Problem requirements:
Return each line containing the string "that".

# # # # # # #

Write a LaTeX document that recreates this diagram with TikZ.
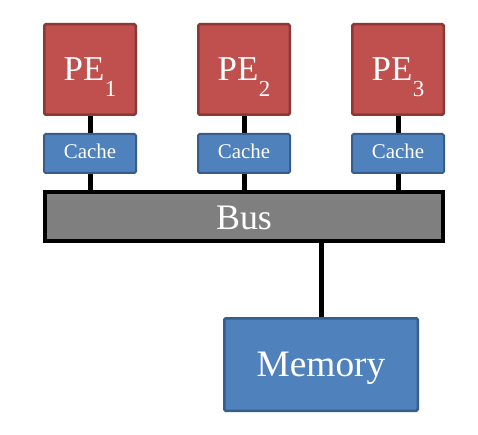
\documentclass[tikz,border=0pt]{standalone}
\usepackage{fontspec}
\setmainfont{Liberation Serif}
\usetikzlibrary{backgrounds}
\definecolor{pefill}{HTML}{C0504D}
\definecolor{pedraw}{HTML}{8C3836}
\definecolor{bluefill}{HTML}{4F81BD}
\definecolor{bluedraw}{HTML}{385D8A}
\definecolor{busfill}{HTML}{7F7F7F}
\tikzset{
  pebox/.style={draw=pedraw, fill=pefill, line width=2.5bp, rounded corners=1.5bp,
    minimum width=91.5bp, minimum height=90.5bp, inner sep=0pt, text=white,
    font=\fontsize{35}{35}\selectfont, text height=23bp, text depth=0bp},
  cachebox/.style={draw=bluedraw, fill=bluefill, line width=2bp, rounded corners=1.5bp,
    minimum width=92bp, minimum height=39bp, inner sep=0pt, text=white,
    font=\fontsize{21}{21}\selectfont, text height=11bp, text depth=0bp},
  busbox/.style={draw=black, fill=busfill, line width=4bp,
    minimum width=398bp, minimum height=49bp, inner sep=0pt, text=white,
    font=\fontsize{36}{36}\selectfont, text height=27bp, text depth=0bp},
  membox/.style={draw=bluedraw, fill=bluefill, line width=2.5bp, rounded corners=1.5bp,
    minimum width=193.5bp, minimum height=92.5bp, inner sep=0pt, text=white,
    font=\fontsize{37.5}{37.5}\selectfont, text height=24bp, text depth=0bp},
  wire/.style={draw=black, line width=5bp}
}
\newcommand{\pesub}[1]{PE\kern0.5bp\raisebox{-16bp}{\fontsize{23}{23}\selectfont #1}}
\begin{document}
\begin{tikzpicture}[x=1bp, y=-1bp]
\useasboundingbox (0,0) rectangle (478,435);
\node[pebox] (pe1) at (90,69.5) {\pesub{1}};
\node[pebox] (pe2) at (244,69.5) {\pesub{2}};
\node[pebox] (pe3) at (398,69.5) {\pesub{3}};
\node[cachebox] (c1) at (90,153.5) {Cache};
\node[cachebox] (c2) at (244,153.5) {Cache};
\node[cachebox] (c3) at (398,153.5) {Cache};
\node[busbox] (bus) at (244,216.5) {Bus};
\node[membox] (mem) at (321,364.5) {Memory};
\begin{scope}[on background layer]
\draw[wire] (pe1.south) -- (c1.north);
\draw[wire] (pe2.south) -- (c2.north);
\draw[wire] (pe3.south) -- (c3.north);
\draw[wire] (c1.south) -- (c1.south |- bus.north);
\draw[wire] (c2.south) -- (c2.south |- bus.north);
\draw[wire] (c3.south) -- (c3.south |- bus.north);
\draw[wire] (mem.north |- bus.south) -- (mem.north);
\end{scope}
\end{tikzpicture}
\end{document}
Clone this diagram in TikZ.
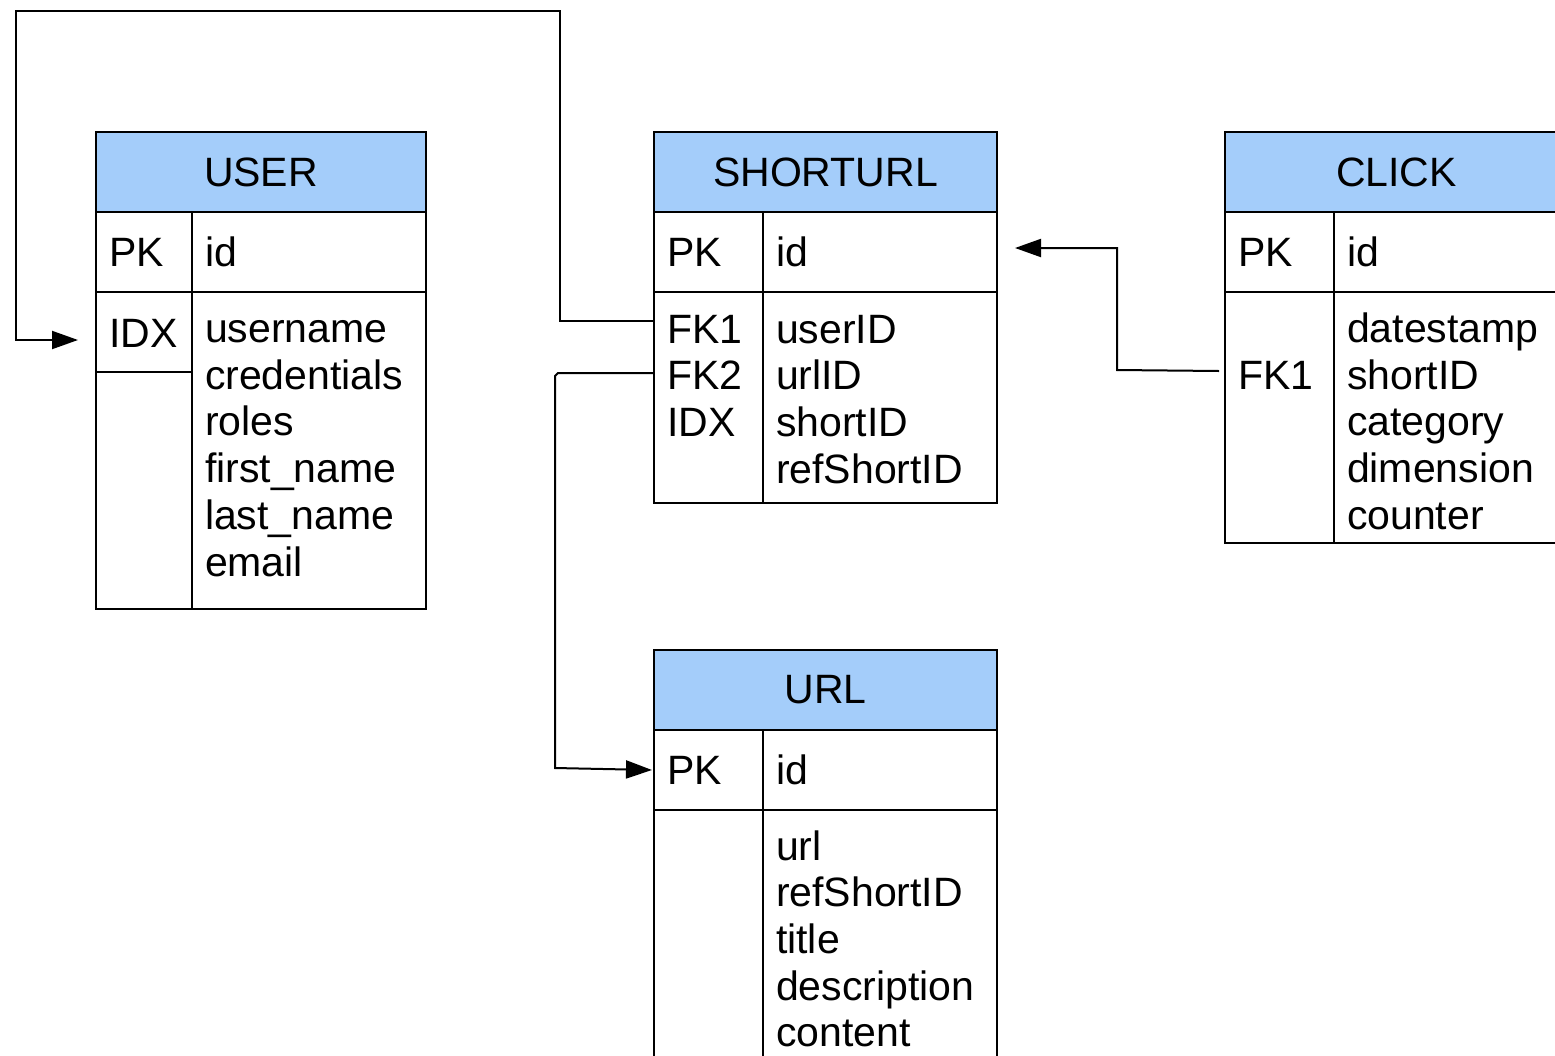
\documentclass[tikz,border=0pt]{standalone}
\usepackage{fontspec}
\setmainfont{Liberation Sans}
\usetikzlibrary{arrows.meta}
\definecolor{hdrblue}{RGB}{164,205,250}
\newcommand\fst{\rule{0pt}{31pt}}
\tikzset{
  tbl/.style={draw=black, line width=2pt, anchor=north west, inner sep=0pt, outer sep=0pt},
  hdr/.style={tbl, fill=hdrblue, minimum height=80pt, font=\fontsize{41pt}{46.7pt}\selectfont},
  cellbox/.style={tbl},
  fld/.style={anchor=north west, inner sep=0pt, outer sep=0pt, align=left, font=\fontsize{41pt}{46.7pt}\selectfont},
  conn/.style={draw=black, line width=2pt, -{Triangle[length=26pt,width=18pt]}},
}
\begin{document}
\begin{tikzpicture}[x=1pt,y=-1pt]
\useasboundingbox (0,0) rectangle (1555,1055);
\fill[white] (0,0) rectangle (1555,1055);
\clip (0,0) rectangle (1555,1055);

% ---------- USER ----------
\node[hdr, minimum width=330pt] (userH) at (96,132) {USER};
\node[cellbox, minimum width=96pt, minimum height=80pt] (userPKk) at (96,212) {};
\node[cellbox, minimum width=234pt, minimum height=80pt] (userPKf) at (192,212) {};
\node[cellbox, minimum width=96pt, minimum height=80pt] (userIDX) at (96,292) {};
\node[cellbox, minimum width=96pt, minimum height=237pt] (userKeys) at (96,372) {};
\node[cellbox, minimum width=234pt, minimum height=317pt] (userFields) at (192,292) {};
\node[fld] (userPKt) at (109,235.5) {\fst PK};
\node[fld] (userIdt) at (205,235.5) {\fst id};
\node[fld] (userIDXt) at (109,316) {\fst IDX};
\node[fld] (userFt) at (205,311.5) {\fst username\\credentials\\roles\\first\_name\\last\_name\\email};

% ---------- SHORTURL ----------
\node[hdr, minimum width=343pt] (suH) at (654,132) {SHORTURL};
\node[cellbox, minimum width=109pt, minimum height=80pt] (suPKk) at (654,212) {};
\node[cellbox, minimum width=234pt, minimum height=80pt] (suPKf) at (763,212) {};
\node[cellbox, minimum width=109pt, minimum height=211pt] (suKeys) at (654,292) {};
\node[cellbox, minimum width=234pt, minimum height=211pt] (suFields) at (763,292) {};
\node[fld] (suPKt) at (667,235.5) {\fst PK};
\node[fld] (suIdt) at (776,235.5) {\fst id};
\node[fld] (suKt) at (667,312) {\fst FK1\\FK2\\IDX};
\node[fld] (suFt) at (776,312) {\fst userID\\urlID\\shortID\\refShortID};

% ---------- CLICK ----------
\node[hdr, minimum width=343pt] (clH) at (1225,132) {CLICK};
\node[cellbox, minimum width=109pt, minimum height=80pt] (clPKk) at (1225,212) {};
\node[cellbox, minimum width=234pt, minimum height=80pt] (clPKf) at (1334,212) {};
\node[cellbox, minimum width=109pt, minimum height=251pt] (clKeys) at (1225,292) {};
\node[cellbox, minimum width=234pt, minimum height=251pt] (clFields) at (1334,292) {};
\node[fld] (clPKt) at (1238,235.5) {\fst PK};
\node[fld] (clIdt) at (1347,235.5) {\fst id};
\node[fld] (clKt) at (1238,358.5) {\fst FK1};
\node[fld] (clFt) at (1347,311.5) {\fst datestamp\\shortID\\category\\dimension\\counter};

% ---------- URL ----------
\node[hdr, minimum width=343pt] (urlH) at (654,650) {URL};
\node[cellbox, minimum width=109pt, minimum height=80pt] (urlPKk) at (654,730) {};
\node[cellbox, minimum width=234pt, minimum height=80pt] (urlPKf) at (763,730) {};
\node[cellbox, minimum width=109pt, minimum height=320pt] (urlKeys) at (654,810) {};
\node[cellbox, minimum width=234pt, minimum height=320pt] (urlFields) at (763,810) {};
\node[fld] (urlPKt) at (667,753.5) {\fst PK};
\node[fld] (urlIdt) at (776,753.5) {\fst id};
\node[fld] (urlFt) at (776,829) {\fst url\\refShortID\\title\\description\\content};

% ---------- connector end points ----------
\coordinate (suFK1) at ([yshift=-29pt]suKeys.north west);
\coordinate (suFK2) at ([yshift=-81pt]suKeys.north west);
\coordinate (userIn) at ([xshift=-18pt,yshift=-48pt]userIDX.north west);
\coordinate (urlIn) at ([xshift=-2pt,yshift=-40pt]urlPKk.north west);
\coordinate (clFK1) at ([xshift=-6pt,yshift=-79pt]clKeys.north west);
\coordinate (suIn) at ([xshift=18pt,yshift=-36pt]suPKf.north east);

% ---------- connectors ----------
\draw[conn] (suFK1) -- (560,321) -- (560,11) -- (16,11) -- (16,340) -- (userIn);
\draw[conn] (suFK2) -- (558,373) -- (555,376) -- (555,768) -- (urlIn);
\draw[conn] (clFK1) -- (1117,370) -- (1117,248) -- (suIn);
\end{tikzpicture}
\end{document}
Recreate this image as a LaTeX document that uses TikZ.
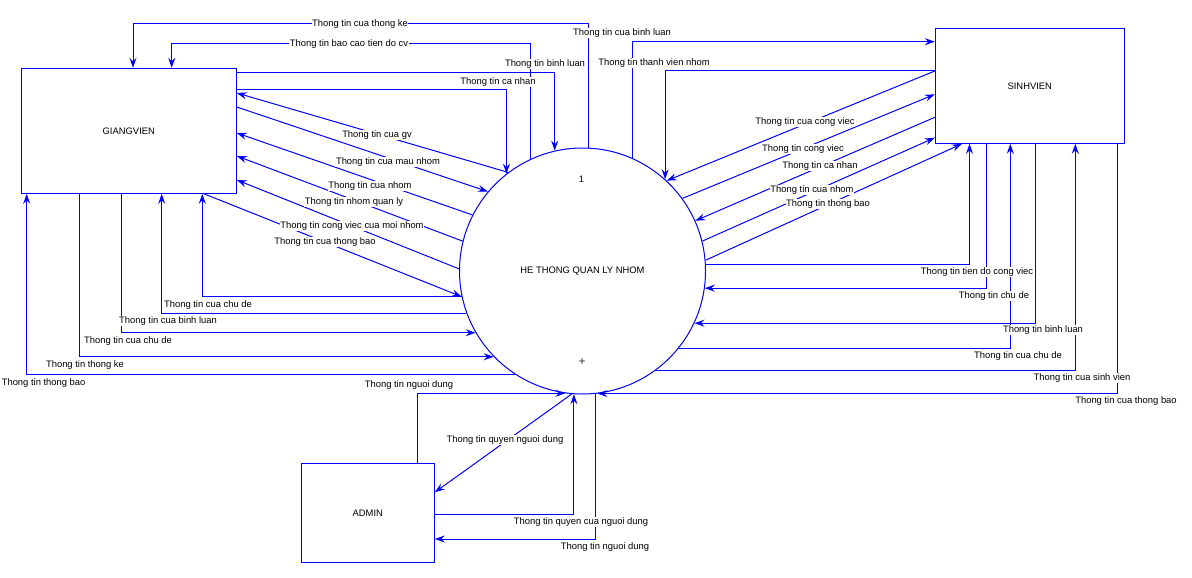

# # # # # # #

Completed task:
Write a LaTeX document that recreates this diagram with TikZ.
Recreate this image as a LaTeX document that uses TikZ.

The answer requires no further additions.